The question and its solution are given in the following link:
Finding the norm of an operator.
Here is the solution:
Yes, your bound is correct. Let $X = C[0,1]$ with the $\sup$-norm and let $\{\alpha_k\}_{k = 1}^n \subset [0,1]$ as in the question. Let $f \in X$ be arbitrary with $\Vert f \Vert = 1$, then
$$ \vert Tf \vert = \vert \sum_{k = 1}^n \alpha_k f(x_k) \vert \leq \sum_{k = 1}^n \vert \alpha_k \Vert f \Vert_{\infty} \vert = \sum_{k = 1}^n \vert \alpha_k \vert $$
and hence $$\Vert T \Vert = \sup_{f \in X, \Vert f \Vert = 1} \vert Tf \vert \leq \sum_{k = 1}^n \vert \alpha_k \vert ~~.$$
In fact, this is the norm of the functional, since $\sum_{k = 1}^n \vert \alpha_k \vert$ is attained by the following function $f$. Define
$$ f(x) = \begin{cases} 1 & x = x_k, \alpha_k \geq 0 \\ -1 & x = x_k, \alpha_k < 0 \\ 0 & x \in \{0,1\} \setminus \{x_k\}_{k =1}^n \end{cases}$$
and linear interpolation otherwise.
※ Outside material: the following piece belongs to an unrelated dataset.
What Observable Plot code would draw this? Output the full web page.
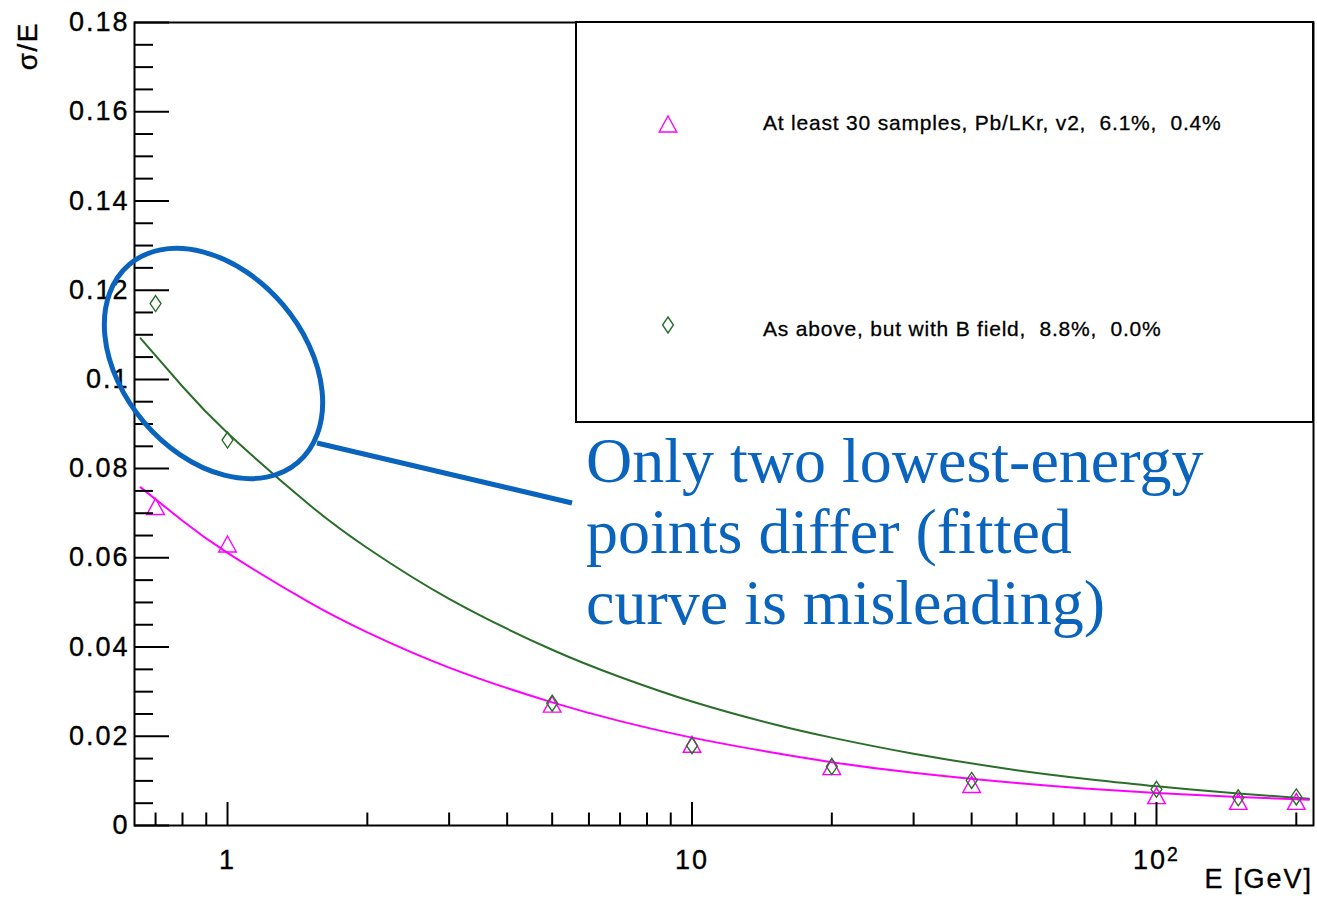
<!DOCTYPE html>
<html>
<head>
<meta charset="utf-8">
<script src="https://cdn.jsdelivr.net/npm/d3@7"></script>
<script src="https://cdn.jsdelivr.net/npm/@observablehq/plot@0.6"></script>
<style>
  html, body { margin: 0; padding: 0; background: white; }
</style>
</head>
<body>
<div id="chart"></div>
<script>
// ---- data ----
const energies = [0.7, 1, 5, 10, 20, 40, 100, 150, 200];
const sigmaPbLKr = [0.0715, 0.0631, 0.0272, 0.0182, 0.0132, 0.0092, 0.0067, 0.0054, 0.0054];
const sigmaBField = [0.1170, 0.0864, 0.0274, 0.0179, 0.0132, 0.0101, 0.0081, 0.0062, 0.0064];

const fitEnergies = [0.65, 0.8, 1, 1.5, 2, 3, 5, 7, 10, 15, 20, 30, 50, 70, 100, 150, 213];
const fitPbLKr = [0.0758, 0.0683, 0.0611, 0.0500, 0.0433, 0.0354, 0.0276, 0.0234, 0.0197, 0.0163, 0.0142, 0.0118, 0.0095, 0.0083, 0.0073, 0.0064, 0.0058];
const fitBField = [0.1092, 0.0984, 0.0880, 0.0719, 0.0622, 0.0508, 0.0394, 0.0333, 0.0278, 0.0227, 0.0197, 0.0161, 0.0124, 0.0105, 0.0088, 0.0072, 0.0060];

const yMajorTicks = [0, 0.02, 0.04, 0.06, 0.08, 0.10, 0.12, 0.14, 0.16, 0.18];
const xMajorTicks = [1, 10, 100];
const xTickLabels = ["1", "10", "10\u00B2"];
const xMinorTicks = [0.7, 0.8, 0.9, 2, 3, 4, 5, 6, 7, 8, 9, 20, 30, 40, 50, 60, 70, 80, 90, 200];

const seriesNames = ["At least 30 samples, Pb/LKr, v2,  6.1%,  0.4%", "As above, but with B field,  8.8%,  0.0%"];
const seriesColors = ["#ff00ff", "#2a6e2a"];
const yTitle = "\u03C3/E";
const xTitle = "E [GeV]";
const noteLines = ["Only two lowest-energy", "points differ (fitted", "curve is misleading)"];
const noteColor = "#0a64bd";

// ---- build tables ----
const pointsA = energies.map((e, i) => ({e, v: sigmaPbLKr[i]}));
const pointsB = energies.map((e, i) => ({e, v: sigmaBField[i]}));
const fitA = fitEnergies.map((e, i) => ({e, v: fitPbLKr[i]}));
const fitB = fitEnergies.map((e, i) => ({e, v: fitBField[i]}));
const yMinorTicks = d3.range(1, 36).map(k => +(k * 0.005).toFixed(3)).filter(t => !yMajorTicks.some(m => Math.abs(m - t) < 1e-9));

const W = 1317, H = 899;
const mL = 134, mR = 4, mT = 22, mB = 74;
const frameW = W - mL - mR, frameH = H - mT - mB;

const triangleSym = {draw(ctx, size) {
  const s = Math.sqrt(size / Math.PI);
  ctx.moveTo(0, -s); ctx.lineTo(1.1 * s, s); ctx.lineTo(-1.1 * s, s); ctx.closePath();
}};
const diamondSym = {draw(ctx, size) {
  const s = Math.sqrt(size / Math.PI);
  ctx.moveTo(0, -s); ctx.lineTo(0.68 * s, 0); ctx.lineTo(0, s); ctx.lineTo(-0.68 * s, 0); ctx.closePath();
}};

const plot = Plot.plot({
  width: W, height: H,
  marginLeft: mL, marginRight: mR, marginTop: mT, marginBottom: mB,
  x: {type: "log", domain: [0.6306, 217.8], label: null},
  y: {domain: [0, 0.18], label: null},
  style: {fontFamily: "'Liberation Sans', Arial, Helvetica, sans-serif", fontSize: "27px", letterSpacing: "2px", background: "white", color: "black", overflow: "visible"},
  marks: [
    Plot.line(fitB, {x: "e", y: "v", stroke: seriesColors[1], strokeWidth: 2, curve: "natural"}),
    Plot.line(fitA, {x: "e", y: "v", stroke: seriesColors[0], strokeWidth: 2, curve: "natural"}),
    Plot.dot(pointsA, {x: "e", y: "v", symbol: triangleSym, r: 8, stroke: seriesColors[0], strokeWidth: 1.4, fill: "none"}),
    Plot.dot(pointsB, {x: "e", y: "v", symbol: diamondSym, r: 8, stroke: seriesColors[1], strokeWidth: 1.4, fill: "none"}),
    Plot.ruleY(yMinorTicks, {y: d => d, insetRight: frameW - 19, stroke: "black", strokeWidth: 2}),
    Plot.ruleY(yMajorTicks, {y: d => d, insetRight: frameW - 35, stroke: "black", strokeWidth: 2}),
    Plot.ruleX(xMinorTicks, {x: d => d, insetTop: frameH - 12.5, stroke: "black", strokeWidth: 2}),
    Plot.ruleX(xMajorTicks, {x: d => d, insetTop: frameH - 23, stroke: "black", strokeWidth: 2}),
    Plot.axisY({ticks: yMajorTicks, tickSize: 0, tickPadding: 5, tickFormat: d => String(+d.toFixed(2)), label: null}),
    Plot.axisX({ticks: xMajorTicks, tickSize: 0, tickPadding: 24, tickFormat: d => xTickLabels[xMajorTicks.indexOf(d)], label: null}),
    Plot.frame({stroke: "black", strokeWidth: 2})
  ]
});

document.getElementById("chart").appendChild(plot);

// ---- overlays: axis titles, legend, annotation ----
const svg = d3.select(plot);

// thicker ROOT-like text and a real superscript for 10^2
svg.selectAll("text").each(function () {
  const t = d3.select(this);
  t.style("stroke", "black").style("stroke-width", "0.35px");
  if (this.textContent === "10\u00B2") {
    t.text("10");
    t.append("tspan").attr("dy", "-0.42em").style("font-size", "72%").text("2");
  }
});

svg.append("text")
  .attr("transform", "translate(37,22) rotate(-90)")
  .attr("text-anchor", "end")
  .style("font-size", "28px").style("letter-spacing", "1.5px")
  .style("stroke", "black").style("stroke-width", "0.35px")
  .text(yTitle);

svg.append("text")
  .attr("x", 1313).attr("y", 888)
  .attr("text-anchor", "end")
  .style("font-size", "27px").style("letter-spacing", "2px")
  .style("stroke", "black").style("stroke-width", "0.35px")
  .text(xTitle);

const leg = svg.append("g");
leg.append("rect")
  .attr("x", 576).attr("y", 22).attr("width", 737).attr("height", 400)
  .attr("fill", "white").attr("stroke", "black").attr("stroke-width", 2);
const legSyms = [triangleSym, diamondSym];
const legY = [124, 325];
const textY = [130, 336];
seriesNames.forEach((name, i) => {
  leg.append("path")
    .attr("d", d3.symbol(legSyms[i], 64 * Math.PI)())
    .attr("transform", `translate(668,${legY[i]})`)
    .attr("fill", "none").attr("stroke", seriesColors[i]).attr("stroke-width", 1.4);
  leg.append("text")
    .attr("x", 763).attr("y", textY[i])
    .attr("text-anchor", "start")
    .style("font-size", "21px").style("letter-spacing", "0.8px").style("white-space", "pre")
    .style("stroke", "black").style("stroke-width", "0.3px")
    .text(name);
});

const note = svg.append("g");
note.append("ellipse")
  .attr("cx", 213.5).attr("cy", 363.5).attr("rx", 130).attr("ry", 91)
  .attr("transform", "rotate(49.5,213.5,363.5)")
  .attr("fill", "none").attr("stroke", noteColor).attr("stroke-width", 5);
note.append("line")
  .attr("x1", 317).attr("y1", 443).attr("x2", 572).attr("y2", 503)
  .attr("stroke", noteColor).attr("stroke-width", 5);
noteLines.forEach((line, i) => {
  note.append("text")
    .attr("x", 586).attr("y", 482 + i * 71)
    .attr("text-anchor", "start")
    .style("font-family", "'Liberation Serif', 'Times New Roman', serif")
    .style("font-size", "64px").style("letter-spacing", "0px")
    .attr("fill", noteColor)
    .text(line);
});
</script>
</body>
</html>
Then this function is continuous on $[0,1]$, it has $\Vert f \Vert = 1$, and we have
$$ \vert Tf \vert = \vert \sum_{k = 1}^n \alpha_k f(x_k) \vert = \sum_{k = 1}^n \vert \alpha_k \vert$$
where in the last step we use that all summands are positive. Hence $\Vert T \Vert \geq \sum_{k = 1}^n \vert \alpha_k \vert$, and thus we have equality.
My question is:
Why in the second line from below in the solution we have:
$$\vert \sum_{k = 1}^n \alpha_k f(x_k) \vert = \sum_{k = 1}^n \vert \alpha_k \vert$$
What $f$ is doing is basically swapping the sign of $\alpha_k$ if it is negative. In other words, $$\alpha_k f(x_k) = |\alpha_k|$$ for each $1\leqslant k\leqslant n$. Thus equality follows immediately since all the summands are positive.